La sentenza che dichiara l'interdizione o l'inabilitazione
può sempre essere revocata quando ne siano cessate le cause che vi hanno dato
origine, su istanza degli stessi soggetti che potevano promuovere il giudizio
di interdizione o inabilitazione.
All'interdetto e all'inabilitato viene nominato a
cura del giudice tutelare un tutore o curatore. L'importanza di tale figura è
evidente: in particolare il tutore, sia pur con il controllo del giudice
tutelare, dovrà sostituirsi completamente alla volontà dell'interdetto
prendendo in sua vece le più importanti decisioni del suo vivere.
La legge si limita a dire che il giudice tutelare
nella scelta del tutore o del curatore deve preferire il coniuge non separato,
il padre, la madre, un figlio maggiore di età o la persona eventualmente
designata dal genitore superstite con testamento, atto pubblico o scrittura
privata autenticata.
Spesso, in mancanza di tali soggetti, viene nominato
tutore il Sindaco del luogo di residenza dell'interdetto.
Tali persone, tutte animate dalle migliori
intenzioni, nella maggior parte dei casi sono completamente impreparate a
svolgere tale delicata funzione che richiede, oltre a dedizione per l'infermo,
capacità e conoscenze giuridiche e contabili di un certo rilievo.

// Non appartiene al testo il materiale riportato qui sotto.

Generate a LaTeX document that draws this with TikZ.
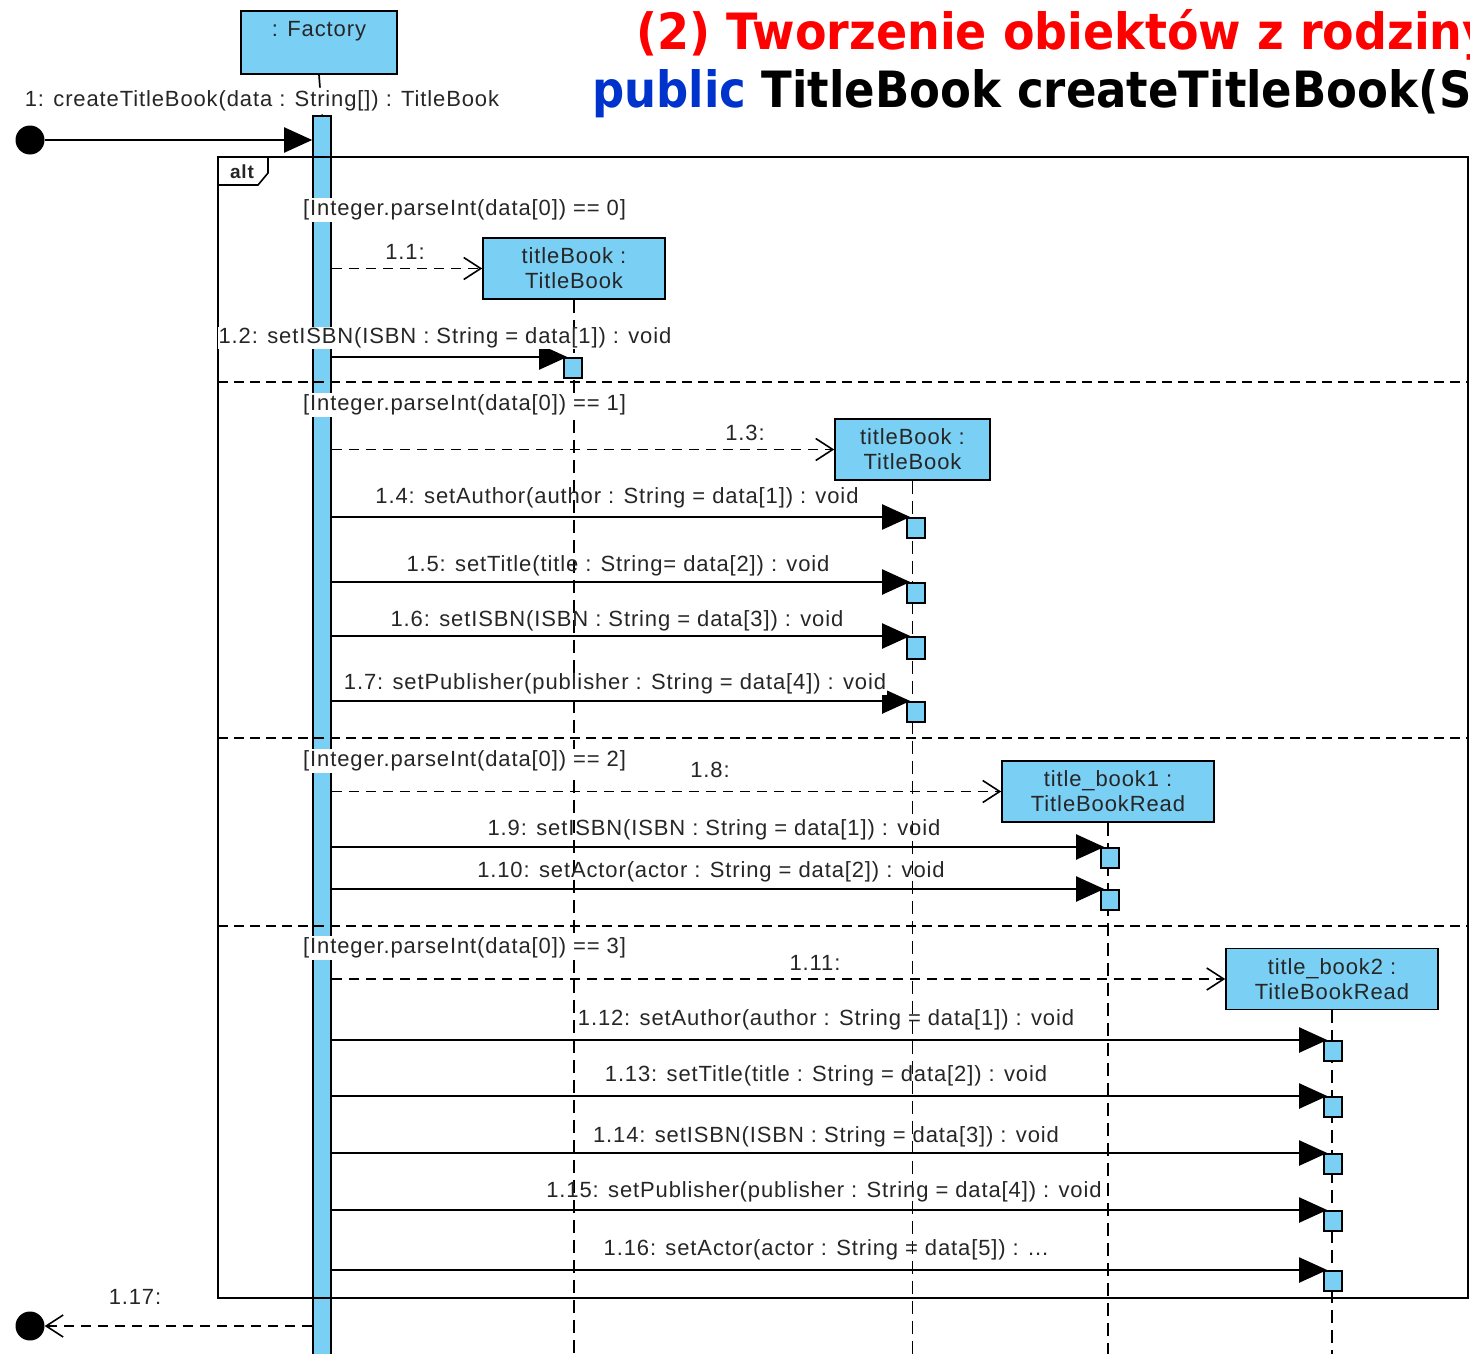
\documentclass[tikz,border=0pt]{standalone}
\usepackage{fontspec}
\usepackage{tikz}
\usetikzlibrary{arrows.meta}
\newfontfamily\umlfont{Liberation Sans}[LetterSpace=4]
\newfontfamily\titlefont{DejaVu Sans}[FakeStretch=0.9]
\newfontfamily\headfont{DejaVu Sans}[FakeStretch=0.92]
\definecolor{vpblue}{RGB}{122,207,245}
\definecolor{titlered}{RGB}{255,0,0}
\definecolor{kwblue}{RGB}{0,51,204}

\begin{document}
\begin{tikzpicture}[x=1pt,y=1pt,yscale=-1,
  umltext/.style={font=\umlfont\fontsize{22}{25}\selectfont, text=black!85},
  obj/.style={draw, line width=1.6pt, fill=vpblue, minimum height=61pt, align=center, inner sep=2pt, umltext},
  act/.style={draw, line width=1.6pt, fill=vpblue, minimum width=18pt, minimum height=20pt, inner sep=0pt, anchor=north},
  lifeline/.style={line width=1.7pt, dash pattern=on 13pt off 7pt},
  call/.style={line width=2pt, shorten >=-4pt, -{Triangle[length=28pt,width=25pt]}},
  create/.style={line width=1.7pt, dash pattern=on 10pt off 7pt, -{Straight Barb[length=17pt,width=22pt,line width=1.6pt]}},
  lbl/.style={umltext, inner sep=1pt},
  guard/.style={umltext, fill=white, inner sep=2pt, anchor=west},
  dot/.style={circle, fill=black, minimum size=29pt, inner sep=0pt},
  sep/.style={line width=1.7pt, dash pattern=on 10pt off 6pt}
]
\useasboundingbox (0,0) rectangle (1470,1354);
\coordinate (bottom) at (0,1358);

% Title
\node[anchor=base west, inner sep=0pt, text=titlered, font=\headfont\bfseries\fontsize{50}{56}\selectfont] (title) at (636,50) {(2) Tworzenie obiektów z rodziny};
\node[anchor=base west, inner sep=0pt, font=\titlefont\bfseries\fontsize{50}{56}\selectfont] (signature) at (592,107) {\textcolor{kwblue}{public} TitleBook createTitleBook(S};

% Factory
\node[obj, minimum width=156pt, minimum height=63pt, anchor=north, label={[umltext, anchor=north, inner sep=11pt]north:{: Factory}}] (factory) at (319,10) {};
\node[act, minimum height=1250pt] (fbar) at (322,115) {};
\draw[lifeline] (factory.south) -- (fbar.north);

% Objects
\node[obj, minimum width=182pt] (tb1) at (574,268.5) {titleBook :\\TitleBook};
\node[obj, minimum width=155pt] (tb2) at (912.5,449.5) {titleBook :\\TitleBook};
\node[obj, minimum width=212pt] (tbr1) at (1108,791.5) {title\_book1 :\\TitleBookRead};
\node[obj, minimum width=212pt] (tbr2) at (1332,979) {title\_book2 :\\TitleBookRead};

% Lifelines
\draw[lifeline] (tb1.south) -- (tb1.south |- bottom);
\draw[lifeline] (tb2.south) -- (tb2.south |- bottom);
\draw[lifeline] (tbr1.south) -- (tbr1.south |- bottom);
\draw[lifeline] (tbr2.south) -- (tbr2.south |- bottom);

% alt frame
\draw[line width=1.7pt] (218,157) rectangle (1468,1298);
\draw[line width=1.6pt] (218,185) -- (258,185) -- (268,173) -- (268,157);
\node[umltext, font=\umlfont\bfseries\fontsize{19}{22}\selectfont] (alt) at (242,172) {alt};
\draw[sep] (218,382) -- (1468,382);
\draw[sep] (218,738) -- (1468,738);
\draw[sep] (218,926) -- (1468,926);

% Activations
\node[act] (a12) at (573,357) {};
\node[act] (a14) at (916,517) {};
\node[act] (a15) at (916,582) {};
\node[act, minimum height=22pt] (a16) at (916,636) {};
\node[act] (a17) at (916,701) {};
\node[act] (a19) at (1110,847) {};
\node[act] (a110) at (1110,889) {};
\node[act] (a112) at (1333,1040) {};
\node[act] (a113) at (1333,1096) {};
\node[act] (a114) at (1333,1153) {};
\node[act] (a115) at (1333,1210) {};
\node[act] (a116) at (1333,1270) {};

% Start and end
\node[dot] (start) at (30,140) {};
\node[dot] (finish) at (30,1326) {};
\draw[call, shorten >=0pt] (start) -- (fbar.west |- start);
\node[lbl, fill=white] (l1) at (262,101) {1: createTitleBook(data : String[]) : TitleBook};
\draw[create] (fbar.west |- finish) -- (finish);
\node[lbl] (l117) at (135,1297) {1.17:};

% Guards
\node[guard] (g0) at (301,210) {[Integer.parseInt(data[0]) == 0]};
\node[guard] (g1) at (301,405) {[Integer.parseInt(data[0]) == 1]};
\node[guard] (g2) at (301,761) {[Integer.parseInt(data[0]) == 2]};
\node[guard] (g3) at (301,948) {[Integer.parseInt(data[0]) == 3]};

% Creation messages
\draw[create] (fbar.east |- tb1.west) -- (tb1.west);
\node[lbl] (l11) at (405,252) {1.1:};
\draw[create] (fbar.east |- tb2.west) -- (tb2.west);
\node[lbl] (l13) at (745,433) {1.3:};
\draw[create] (fbar.east |- tbr1.west) -- (tbr1.west);
\node[lbl] (l18) at (710,770) {1.8:};
\draw[create] (fbar.east |- tbr2.west) -- (tbr2.west);
\node[lbl] (l111) at (815,963) {1.11:};

% Calls
\draw[call] (fbar.east |- a12.north west) -- (a12.north west);
\node[lbl, fill=white] (l12) at (445,338) {1.2: setISBN(ISBN : String = data[1]) : void};
\draw[call] (fbar.east |- a14.north west) -- (a14.north west);
\node[lbl] (l14) at (617,498) {1.4: setAuthor(author : String = data[1]) : void};
\draw[call] (fbar.east |- a15.north west) -- (a15.north west);
\node[lbl] (l15) at (618,566) {1.5: setTitle(title : String= data[2]) : void};
\draw[call] (fbar.east |- a16.north west) -- (a16.north west);
\node[lbl] (l16) at (617,621) {1.6: setISBN(ISBN : String = data[3]) : void};
\draw[call] (fbar.east |- a17.north west) -- (a17.north west);
\node[lbl, fill=white] (l17) at (615,684) {1.7: setPublisher(publisher : String = data[4]) : void};
\draw[call] (fbar.east |- a19.north west) -- (a19.north west);
\node[lbl] (l19) at (714,830) {1.9: setISBN(ISBN : String = data[1]) : void};
\draw[call] (fbar.east |- a110.north west) -- (a110.north west);
\node[lbl] (l110) at (711,872) {1.10: setActor(actor : String = data[2]) : void};
\draw[call] (fbar.east |- a112.north west) -- (a112.north west);
\node[lbl] (l112) at (826,1020) {1.12: setAuthor(author : String = data[1]) : void};
\draw[call] (fbar.east |- a113.north west) -- (a113.north west);
\node[lbl] (l113) at (826,1076) {1.13: setTitle(title : String = data[2]) : void};
\draw[call] (fbar.east |- a114.north west) -- (a114.north west);
\node[lbl] (l114) at (826,1137) {1.14: setISBN(ISBN : String = data[3]) : void};
\draw[call] (fbar.east |- a115.north west) -- (a115.north west);
\node[lbl] (l115) at (824,1192) {1.15: setPublisher(publisher : String = data[4]) : void};
\draw[call] (fbar.east |- a116.north west) -- (a116.north west);
\node[lbl] (l116) at (826,1250) {1.16: setActor(actor : String = data[5]) : ...};

\end{tikzpicture}
\end{document}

Di particolare rilevanza il caso di tutela affidata
al Sindaco, il quale, ovviamente, privo di conoscenze sulle reali esigenze
dell'infermo, spesso si limita ad autorizzare il ricovero presso un istituto
specializzato.
Una possibile via d'uscita potrebbe essere quella di
riprendere e valorizzare la proposta di costituzione dell'ufficio del pubblico
tutore presso ciascun Comune o USL, cui dovrebbero partecipare di diritto
persone scelte da tali enti fra quelle che maggiormente diano garanzie di professionalità
e responsabilità, ma con possibilità altresì di preparare e sostenere nella
loro azione i parenti dell'infermo od i volontari che intendano assumere
l'ufficio di tutore o curatore.
Si
raggiungerebbe in tal modo un triplice scopo:
a) si darebbe all'interdetto una maggiore garanzia
di professionalità e quindi un più alto grado di tutela dei propri interessi,
il che è quanto vuole la legge;
b) si consentirebbe in molte situazioni di assegnare
la tutela a parenti stretti dell'interdetto i quali, proprio perché l'ufficio
del tutore è volontario, rifiutano l'incarico per timore delle conseguenze
nella consapevolezza di non possedere le necessarie cognizioni per svolgere
l'ufficio;
c) si affiderebbe l'interdetto, in caso di mancanza
di soggetti idonei a ricoprire l'ufficio di tutore, ad una struttura pubblica
creata ad hoc per tutelare la persona senza dover delegare tale funzione ad
enti terzi e disinteressati.
Ritengo, in conclusione, utile un'azione di
sensibilizzazione pubblica per favorire l'introduzione di tale ufficio nel
nostro ordinamento, introduzione che appare di indubbia utilità per i
cittadini che avessero a servirsene e dai costi molto limitati per la
collettività.
(1)
In merito all'istanza per la procedura gratuita
dell'interdizione e dell'inabilitazione, si veda in questo numero il
notiziario dell'Unione per la lotta contro l'emarginazione sociale.